Read what you typed, very slowly. SHE determines...THEY are both committed.
Yes, she is escaping total responsibility while having total authority. Failing to allow both to escape--that's oneway of putting it. Some would say she's acted to impose a servitude against his will--but mere words, mere words.
It's a stupid analogy, and has always been such. Here is a slightly less stupid one:
You and a friend start a perfectly legal camp fire, in a fashion that you expect is safe. At some point, you have to leave. Your friend says, no worries, I will take care of the fire. Your friend however fails to do so, and the fire goes out of control, leading ro death, destruction, and general mayhem. Are you responsible for that outcome, or is your friend?
Sorry, I meant adoption obviously. I misspoke.
Hey look no sign of a child anywhere in the post! They are committed by the child. Her decision does not abrogate the child's rights (I have typed this so many times it just flows at this point).
That makes more sense. Both parents have to (or should have to) agree to adoption. It is not just her.
Please explain.
No. It was not his choice to be born, just as it wasn't the father's. He deserves support from the parent who decided, soley on her own, to have him despite the other parent making it clear he didn't want it. Mom can't abrogate the male's rights.
The point is, if the child's right to support from both parents supersedes all, neither of them, alone or together, should be allowed to put the child up for adoption. Or alternatively, they should both still be on the hook for child support payments.
You can tell by how studiously they've been avoided by the Council of Betas. The only way they want to consider the obvious practical solution I've clearly laid out is if they can allow their low-status brethren to swoop in at the point of sale and demand a cut. It's all about "What's in it for me" for some people.
Repetition doesn't make it any more relevant this time.
No. Once there is a child, it's helplessness creates a claim, but only on the parent that wants him. Of course, in many, if not most, situations, both parents want him and both parents become obligated. Before birth, it's all in the woman's hands, and that has ultimate bearing on final fruition. She needs to get her ducks in a row, one way or the other--or wait until she has a willing partner.
It's not about providing analogues to a woman's rights. For the 1265th time, it is about her bearing the responsibilities of said rights.
No.
Look, you're being silly. I, and others here, a number of times have said a child has rights--against the mother, the parent who wanted him, the parent who had him despite the other parent not wanting him. She is obligated; she shouldn't be able to obligation he who has "not hand" in the deal. You can't disagree with that--quit misrepresenting the position of those who hold this, though.

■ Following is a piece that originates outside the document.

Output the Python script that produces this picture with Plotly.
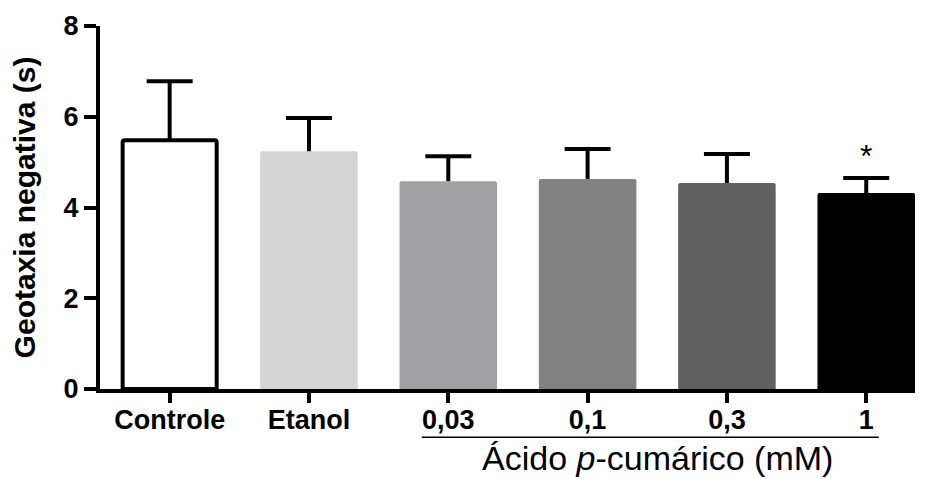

So, I take it you are also against men having any sort of legal custodial rights to a child (absent a clear contractual agreement between the parties)?
Adoption transfers parental rights and responsibilities from one set of legal parents (can be birth) to the adopting parents. This does not have to be voluntary. The state can terminate a parent's rights first, then award those prerogatives to adopting parent(s).
And adoptions can be to single mothers. So a birth mother and birth father can agree to transfer their obligations to a single person, and the state will sanction the transfer and release the two from their obligations in favor of only one having obligations.
So the best interests of the child are not necessarily found in having two sources of support as opposed to one, beyond any doubt.
I don't know why people have to be so stupid about his--well, yeah, I do. It's easier to distort what someone actually holds so as to pass muster if you can gin up the moral dudgeon. He should be indentured to them against his will.